*The request*.
Give every line again exactly as it appears, please, but not the pictures.

*Data segment*.
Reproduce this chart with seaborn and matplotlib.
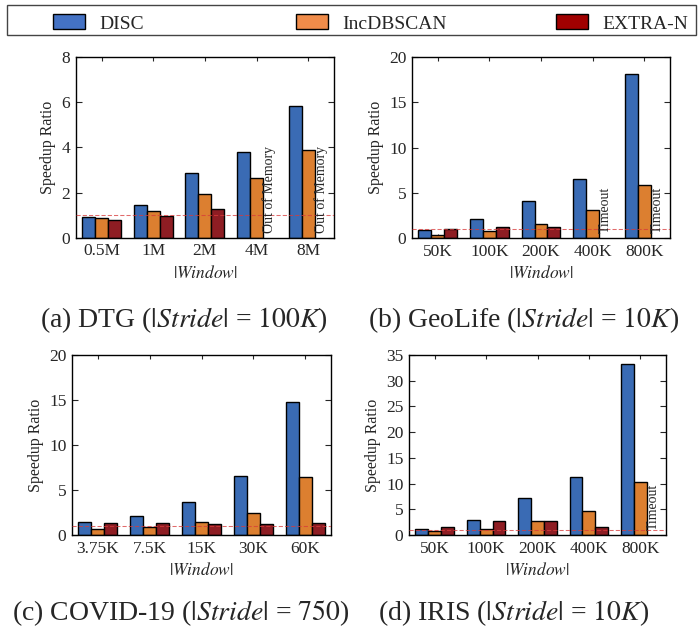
import numpy as np
import pandas as pd
import matplotlib
matplotlib.use('Agg')
import matplotlib.pyplot as plt
import matplotlib.transforms as mtransforms
from matplotlib.patches import Patch, Rectangle
import seaborn as sns

# ---------------- data ----------------
methods = ['DISC', 'IncDBSCAN', 'EXTRA-N']
bar_colors = ['#3a6bb4', '#dc7f30', '#8e1d23']
legend_colors = ['#4472c4', '#f08c4a', '#a00000']
nan = np.nan

dtg_windows = ['0.5M', '1M', '2M', '4M', '8M']
dtg_disc = [0.92, 1.46, 2.88, 3.80, 5.84]
dtg_inc = [0.87, 1.20, 1.94, 2.65, 3.90]
dtg_extra = [0.78, 0.95, 1.29, nan, nan]

geo_windows = ['50K', '100K', '200K', '400K', '800K']
geo_disc = [0.92, 2.10, 4.07, 6.50, 18.10]
geo_inc = [0.37, 0.74, 1.55, 3.10, 5.90]
geo_extra = [0.96, 1.18, 1.18, nan, nan]

covid_windows = ['3.75K', '7.5K', '15K', '30K', '60K']
covid_disc = [1.40, 2.07, 3.67, 6.55, 14.80]
covid_inc = [0.70, 0.89, 1.40, 2.40, 6.50]
covid_extra = [1.33, 1.33, 1.18, 1.18, 1.30]

iris_windows = ['50K', '100K', '200K', '400K', '800K']
iris_disc = [1.23, 2.85, 7.18, 11.25, 33.30]
iris_inc = [0.84, 1.10, 2.65, 4.66, 10.30]
iris_extra = [1.49, 2.65, 2.65, 1.55, nan]

panels = [
    dict(windows=dtg_windows, vals=[dtg_disc, dtg_inc, dtg_extra], ymax=8, step=2,
         note='Out of Memory', note_idx=[3, 4],
         caption=r'(a) DTG ($|Stride|$ = $100K$)'),
    dict(windows=geo_windows, vals=[geo_disc, geo_inc, geo_extra], ymax=20, step=5,
         note='Timeout', note_idx=[3, 4],
         caption=r'(b) GeoLife ($|Stride|$ = $10K$)'),
    dict(windows=covid_windows, vals=[covid_disc, covid_inc, covid_extra], ymax=20, step=5,
         note=None, note_idx=[],
         caption=r'(c) COVID-19 ($|Stride|$ = $750$)'),
    dict(windows=iris_windows, vals=[iris_disc, iris_inc, iris_extra], ymax=35, step=5,
         note='Timeout', note_idx=[4],
         caption=r'(d) IRIS ($|Stride|$ = $10K$)'),
]

# ---------------- style ----------------
sns.set_style('ticks')
plt.rcParams['font.family'] = ['Liberation Serif', 'DejaVu Serif']
plt.rcParams['mathtext.fontset'] = 'stix'
plt.rcParams['axes.linewidth'] = 1.0

W, H = 698, 633
fig = plt.figure(figsize=(W / 100, H / 100), dpi=100)

# axes rectangles in pixels: left, top, right, bottom
rects = [(75.7, 57, 334, 237.7), (412, 57, 670, 238),
         (72, 355, 331, 535), (409, 355, 666, 535)]
captions_xy = [(184, 320), (524, 320), (181, 613), (514, 613)]

for p, (l, t, r, b), (cx, cy) in zip(panels, rects, captions_xy):
    ax = fig.add_axes([l / W, 1 - b / H, (r - l) / W, (b - t) / H])
    rows = []
    for m, v in zip(methods, p['vals']):
        for w, val in zip(p['windows'], v):
            rows.append(dict(window=w, method=m, ratio=val))
    df = pd.DataFrame(rows)
    sns.barplot(data=df, x='window', y='ratio', hue='method', order=p['windows'],
                hue_order=methods, palette=bar_colors, saturation=1, width=0.75,
                errorbar=None, edgecolor='black', linewidth=1.0, legend=False, ax=ax)
    ax.axhline(1, color='#d83a3a', ls=(0, (4, 2)), lw=0.75, alpha=0.75, zorder=3)
    ax.set_xlim(-0.5, len(p['windows']) - 0.5)
    ax.set_ylim(0, p['ymax'])
    ax.set_yticks(np.arange(0, p['ymax'] + 0.01, p['step']))
    ax.tick_params(axis='y', direction='in', right=True, left=True, length=4,
                   labelsize=12.5, width=0.8, pad=4)
    ax.tick_params(axis='x', direction='in', top=True, bottom=True, length=3,
                   labelsize=12.5, width=0.8, pad=4)
    for s in ax.spines.values():
        s.set_visible(True)
        s.set_color('black')
    ax.set_ylabel('Speedup Ratio', fontsize=11.5, labelpad=4)
    ax.set_xlabel(r'$|Window|$', fontsize=12.5, labelpad=4)
    if p['note']:
        trans = mtransforms.blended_transform_factory(ax.transData, ax.transAxes)
        for i in p['note_idx']:
            ax.text(i + 0.25, 0.025, p['note'], rotation=90, ha='center', va='bottom',
                    fontsize=10, transform=trans)
    fig.text(cx / W, 1 - cy / H, p['caption'], ha='center', va='center', fontsize=20)

# ---------------- legend ----------------
fig.add_artist(Rectangle((7 / W, 1 - 35 / H), 689 / W, 30 / H, transform=fig.transFigure,
                         fill=False, edgecolor='#444444', linewidth=1.0))
for m, c, x in zip(methods, legend_colors, [53, 296, 556]):
    fig.legend(handles=[Patch(facecolor=c, edgecolor='black', linewidth=1.0)], labels=[m],
               loc='center left', bbox_to_anchor=(x / W, 1 - 23.5 / H), frameon=False,
               fontsize=14, handlelength=1.65, handleheight=0.77, handletextpad=0.72,
               borderpad=0, borderaxespad=0)

fig.savefig('out.png', dpi=100)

*Reply*.
Reproduce this chart with seaborn and matplotlib.
import numpy as np
import pandas as pd
import matplotlib
matplotlib.use('Agg')
import matplotlib.pyplot as plt
import matplotlib.transforms as mtransforms
from matplotlib.patches import Patch, Rectangle
import seaborn as sns

# ---------------- data ----------------
methods = ['DISC', 'IncDBSCAN', 'EXTRA-N']
bar_colors = ['#3a6bb4', '#dc7f30', '#8e1d23']
legend_colors = ['#4472c4', '#f08c4a', '#a00000']
nan = np.nan

dtg_windows = ['0.5M', '1M', '2M', '4M', '8M']
dtg_disc = [0.92, 1.46, 2.88, 3.80, 5.84]
dtg_inc = [0.87, 1.20, 1.94, 2.65, 3.90]
dtg_extra = [0.78, 0.95, 1.29, nan, nan]

geo_windows = ['50K', '100K', '200K', '400K', '800K']
geo_disc = [0.92, 2.10, 4.07, 6.50, 18.10]
geo_inc = [0.37, 0.74, 1.55, 3.10, 5.90]
geo_extra = [0.96, 1.18, 1.18, nan, nan]

covid_windows = ['3.75K', '7.5K', '15K', '30K', '60K']
covid_disc = [1.40, 2.07, 3.67, 6.55, 14.80]
covid_inc = [0.70, 0.89, 1.40, 2.40, 6.50]
covid_extra = [1.33, 1.33, 1.18, 1.18, 1.30]

iris_windows = ['50K', '100K', '200K', '400K', '800K']
iris_disc = [1.23, 2.85, 7.18, 11.25, 33.30]
iris_inc = [0.84, 1.10, 2.65, 4.66, 10.30]
iris_extra = [1.49, 2.65, 2.65, 1.55, nan]

panels = [
    dict(windows=dtg_windows, vals=[dtg_disc, dtg_inc, dtg_extra], ymax=8, step=2,
         note='Out of Memory', note_idx=[3, 4],
         caption=r'(a) DTG ($|Stride|$ = $100K$)'),
    dict(windows=geo_windows, vals=[geo_disc, geo_inc, geo_extra], ymax=20, step=5,
         note='Timeout', note_idx=[3, 4],
         caption=r'(b) GeoLife ($|Stride|$ = $10K$)'),
    dict(windows=covid_windows, vals=[covid_disc, covid_inc, covid_extra], ymax=20, step=5,
         note=None, note_idx=[],
         caption=r'(c) COVID-19 ($|Stride|$ = $750$)'),
    dict(windows=iris_windows, vals=[iris_disc, iris_inc, iris_extra], ymax=35, step=5,
         note='Timeout', note_idx=[4],
         caption=r'(d) IRIS ($|Stride|$ = $10K$)'),
]

# ---------------- style ----------------
sns.set_style('ticks')
plt.rcParams['font.family'] = ['Liberation Serif', 'DejaVu Serif']
plt.rcParams['mathtext.fontset'] = 'stix'
plt.rcParams['axes.linewidth'] = 1.0

W, H = 698, 633
fig = plt.figure(figsize=(W / 100, H / 100), dpi=100)

# axes rectangles in pixels: left, top, right, bottom
rects = [(75.7, 57, 334, 237.7), (412, 57, 670, 238),
         (72, 355, 331, 535), (409, 355, 666, 535)]
captions_xy = [(184, 320), (524, 320), (181, 613), (514, 613)]

for p, (l, t, r, b), (cx, cy) in zip(panels, rects, captions_xy):
    ax = fig.add_axes([l / W, 1 - b / H, (r - l) / W, (b - t) / H])
    rows = []
    for m, v in zip(methods, p['vals']):
        for w, val in zip(p['windows'], v):
            rows.append(dict(window=w, method=m, ratio=val))
    df = pd.DataFrame(rows)
    sns.barplot(data=df, x='window', y='ratio', hue='method', order=p['windows'],
                hue_order=methods, palette=bar_colors, saturation=1, width=0.75,
                errorbar=None, edgecolor='black', linewidth=1.0, legend=False, ax=ax)
    ax.axhline(1, color='#d83a3a', ls=(0, (4, 2)), lw=0.75, alpha=0.75, zorder=3)
    ax.set_xlim(-0.5, len(p['windows']) - 0.5)
    ax.set_ylim(0, p['ymax'])
    ax.set_yticks(np.arange(0, p['ymax'] + 0.01, p['step']))
    ax.tick_params(axis='y', direction='in', right=True, left=True, length=4,
                   labelsize=12.5, width=0.8, pad=4)
    ax.tick_params(axis='x', direction='in', top=True, bottom=True, length=3,
                   labelsize=12.5, width=0.8, pad=4)
    for s in ax.spines.values():
        s.set_visible(True)
        s.set_color('black')
    ax.set_ylabel('Speedup Ratio', fontsize=11.5, labelpad=4)
    ax.set_xlabel(r'$|Window|$', fontsize=12.5, labelpad=4)
    if p['note']:
        trans = mtransforms.blended_transform_factory(ax.transData, ax.transAxes)
        for i in p['note_idx']:
            ax.text(i + 0.25, 0.025, p['note'], rotation=90, ha='center', va='bottom',
                    fontsize=10, transform=trans)
    fig.text(cx / W, 1 - cy / H, p['caption'], ha='center', va='center', fontsize=20)

# ---------------- legend ----------------
fig.add_artist(Rectangle((7 / W, 1 - 35 / H), 689 / W, 30 / H, transform=fig.transFigure,
                         fill=False, edgecolor='#444444', linewidth=1.0))
for m, c, x in zip(methods, legend_colors, [53, 296, 556]):
    fig.legend(handles=[Patch(facecolor=c, edgecolor='black', linewidth=1.0)], labels=[m],
               loc='center left', bbox_to_anchor=(x / W, 1 - 23.5 / H), frameon=False,
               fontsize=14, handlelength=1.65, handleheight=0.77, handletextpad=0.72,
               borderpad=0, borderaxespad=0)

fig.savefig('out.png', dpi=100)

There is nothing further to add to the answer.